Year later, Barnes saw an opportunity when Edison invented a new voice dictation machine that nobody could sell. So Barnes offered to become the salesperson and distributor of the machine, and he eventually succeeded greatly. The book says, “That is one of the tricks of opportunity. It has a sly habit of slipping in by the back door, and often comes disguised in the form of misfortune or temporary defeat. Perhaps this is why so many fail to recognize opportunity.”

Read more in Think and Grow Rich by Napoleon Hill

While some people do get luckier than others, it doesn’t usually look like winning the lottery. Rather, when we keep watch for new opportunities and we take action on them, then we put ourselves into a position to be rewarded by good fortune.

  1. Write down the first step you would need to take to automatically save 10% of your income.
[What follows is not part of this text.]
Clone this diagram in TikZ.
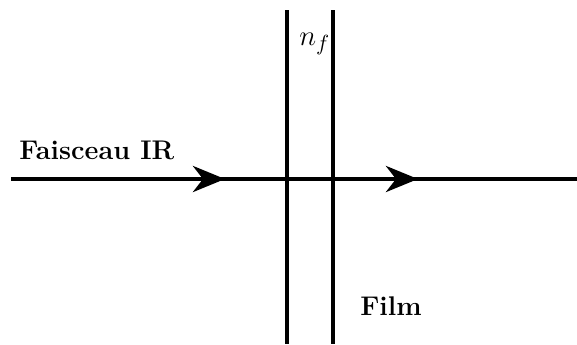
\documentclass[tikz,border=0pt]{standalone}
\usetikzlibrary{arrows.meta}
\begin{document}
\begin{tikzpicture}[x=0.5pt, y=-0.5pt,
    every node/.style={font=\fontsize{13.5}{16}\selectfont, inner sep=0pt},
    trait/.style={line width=2.3pt},
    fleche/.style={trait, -{Stealth[length=16pt, width=13pt, inset=5pt]}}]
    \useasboundingbox (0,0) rectangle (577,344);

    % Film (deux interfaces)
    \coordinate (g haut) at (287,10);
    \coordinate (g bas) at (287,344);
    \coordinate (d haut) at (333,10);
    \coordinate (d bas) at (333,344);
    \draw[trait] (g haut) -- (g bas);
    \draw[trait] (d haut) -- (d bas);
    \node[anchor=base west, font=\fontsize{15}{18}\selectfont] (indice) at (299,45) {$n_f$};
    \node[anchor=base west] (film) at (360,315) {\textbf{Film}};

    % Faisceau
    \coordinate (depart) at (11,179);
    \coordinate (arrivee) at (577,179);
    \coordinate (pointe1) at (225,179);
    \coordinate (pointe2) at (418,179);
    \draw[trait] (depart) -- (arrivee);
    \draw[fleche] ([xshift=-40]pointe1) -- (pointe1);
    \draw[fleche] ([xshift=-40]pointe2) -- (pointe2);
    \node[anchor=base west] (faisceau) at (19,159) {\textbf{Faisceau IR}};
\end{tikzpicture}
\end{document}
This would usually involve setting up an automatic deposit from your main bank account to a separate account for savings or investment. It’s surprisingly easy to sign up for an automated investment service online and send automatic monthly deposits there. In the US, the most popular of these “robo advisors” is Wealthfront. The one I personally use is called Wealthsimple because I’m in Canada.
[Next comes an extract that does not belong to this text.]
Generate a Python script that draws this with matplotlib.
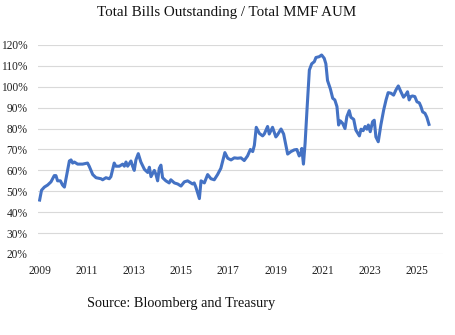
import numpy as np
import matplotlib
matplotlib.use("Agg")
import matplotlib.pyplot as plt
from matplotlib.ticker import FuncFormatter

# ratio of total T-bills outstanding to total money market fund assets (%)
years = [
    2009.00, 2009.08, 2009.20, 2009.34, 2009.48, 2009.62, 2009.69, 2009.76, 2009.88, 2009.97,
    2010.05, 2010.26, 2010.33, 2010.40, 2010.47, 2010.61, 2010.82, 2011.03, 2011.10, 2011.25,
    2011.39, 2011.60, 2011.67, 2011.81, 2011.95, 2012.02, 2012.16, 2012.23, 2012.38, 2012.52,
    2012.59, 2012.66, 2012.73, 2012.87, 2012.94, 2013.01, 2013.08, 2013.18, 2013.29, 2013.44,
    2013.58, 2013.65, 2013.72, 2013.86, 2013.93, 2014.00, 2014.07, 2014.14, 2014.21, 2014.35,
    2014.49, 2014.56, 2014.71, 2014.85, 2014.99, 2015.13, 2015.27, 2015.41, 2015.48, 2015.55,
    2015.62, 2015.77, 2015.84, 2015.98, 2016.12, 2016.26, 2016.40, 2016.54, 2016.68, 2016.85,
    2016.97, 2017.11, 2017.25, 2017.39, 2017.53, 2017.67, 2017.81, 2017.93, 2018.03, 2018.10,
    2018.18, 2018.31, 2018.45, 2018.52, 2018.66, 2018.73, 2018.87, 2019.01, 2019.08, 2019.23,
    2019.34, 2019.51, 2019.65, 2019.79, 2019.90, 2020.00, 2020.07, 2020.11, 2020.18, 2020.25,
    2020.33, 2020.43, 2020.53, 2020.64, 2020.71, 2020.85, 2020.95, 2021.06, 2021.13, 2021.20,
    2021.32, 2021.42, 2021.51, 2021.60, 2021.67, 2021.74, 2021.84, 2021.94, 2022.02, 2022.12,
    2022.19, 2022.31, 2022.40, 2022.55, 2022.62, 2022.71, 2022.79, 2022.87, 2022.93, 2023.01,
    2023.11, 2023.18, 2023.25, 2023.35, 2023.46, 2023.58, 2023.68, 2023.77, 2023.89, 2024.00,
    2024.10, 2024.20, 2024.31, 2024.42, 2024.52, 2024.59, 2024.66, 2024.73, 2024.80, 2024.90,
    2024.99, 2025.09, 2025.16, 2025.23, 2025.33, 2025.41, 2025.50,
]
ratio = [
    45.8, 50.5, 52.0, 53.0, 54.5, 57.5, 57.5, 55.0, 55.0, 53.0,
    52.0, 64.5, 65.0, 63.5, 64.0, 63.0, 63.0, 63.5, 62.0, 58.0,
    56.5, 56.0, 55.5, 56.5, 56.0, 57.0, 63.5, 62.0, 62.0, 63.0,
    62.0, 64.0, 62.0, 64.5, 62.0, 60.0, 65.0, 68.0, 64.0, 60.5,
    59.0, 61.5, 57.0, 60.0, 58.0, 55.0, 61.0, 62.5, 56.5, 55.0,
    54.0, 55.5, 54.0, 53.5, 52.5, 54.5, 55.0, 54.0, 53.5, 54.0,
    52.0, 46.5, 55.0, 54.0, 58.0, 56.0, 55.5, 58.0, 61.0, 68.5,
    65.8, 65.0, 66.0, 65.8, 66.0, 64.7, 66.9, 70.0, 69.0, 72.0,
    80.6, 77.7, 76.5, 77.4, 81.0, 77.4, 80.6, 76.0, 77.0, 79.8,
    77.4, 67.8, 69.0, 69.8, 70.0, 66.9, 68.0, 70.5, 63.0, 73.0,
    89.0, 108.0, 111.0, 112.0, 114.0, 114.4, 115.2, 113.6, 111.0, 103.0,
    99.0, 94.5, 93.7, 90.5, 81.7, 83.7, 82.5, 80.0, 85.7, 88.6,
    85.4, 84.4, 79.3, 76.5, 79.7, 79.0, 81.0, 79.7, 81.7, 78.5,
    83.3, 84.0, 76.0, 73.7, 81.7, 88.9, 93.7, 97.2, 96.9, 96.0,
    98.5, 100.4, 97.6, 95.0, 96.3, 97.6, 93.7, 95.3, 95.6, 95.3,
    92.8, 92.3, 90.5, 88.0, 87.3, 85.4, 82.0,
]
tick_years = [2009, 2011, 2013, 2015, 2017, 2019, 2021, 2023, 2025]
y_ticks = [20, 30, 40, 50, 60, 70, 80, 90, 100, 110, 120]

serif = ["Liberation Serif", "DejaVu Serif"]

fig = plt.figure(figsize=(4.56, 3.35), dpi=100)
fig.patch.set_facecolor("white")
ax = fig.add_axes([0.0833, 0.2418, 0.888, 0.624])

ax.plot(years, ratio, color="#4472C4", lw=2.2, solid_joinstyle="round")

ax.set_xlim(2008.93, 2026.09)
ax.set_ylim(20, 120)
ax.set_xticks(tick_years)
ax.set_yticks(y_ticks)
ax.yaxis.set_major_formatter(FuncFormatter(lambda v, p: f"{v:.0f}%"))
ax.grid(axis="y", color="#d9d9d9", lw=0.8)
ax.set_axisbelow(True)
for s in ax.spines.values():
    s.set_visible(False)
ax.tick_params(length=0, labelsize=8.3, colors="#222222")
ax.tick_params(axis="y", pad=7.5)
ax.tick_params(axis="x", pad=8)
for lab in ax.get_xticklabels() + ax.get_yticklabels():
    lab.set_family(serif)

fig.text(0.498, 0.962, "Total Bills Outstanding / Total MMF AUM",
         ha="center", va="center", fontsize=10.8, family=serif, color="#111111")
fig.text(0.396, 0.095, "Source: Bloomberg and Treasury",
         ha="center", va="center", fontsize=10.3, family=serif, color="#111111")

fig.savefig("out.png", dpi=100, facecolor="white")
  2. Write down 3 expenses you can reduce or eliminate. The way I would do this is by looking over my credit and debit card statements from the last month. You can find these on your bank website or app. If you haven’t done this in a long time, then you will find some unnecessary subscriptions or expenses that you can get rid of.
  3. Unsubscribe from some “get rich quick” social media channels or email newsletters. To help keep our gold safe, we should be strongly hesitant about spending lots of money on whatever shiny new business opportunity is currently trending. (Whether it’s Bitcoin last year or AI this year.) Rather, we should focus our efforts in an area that we have expertise and experience in.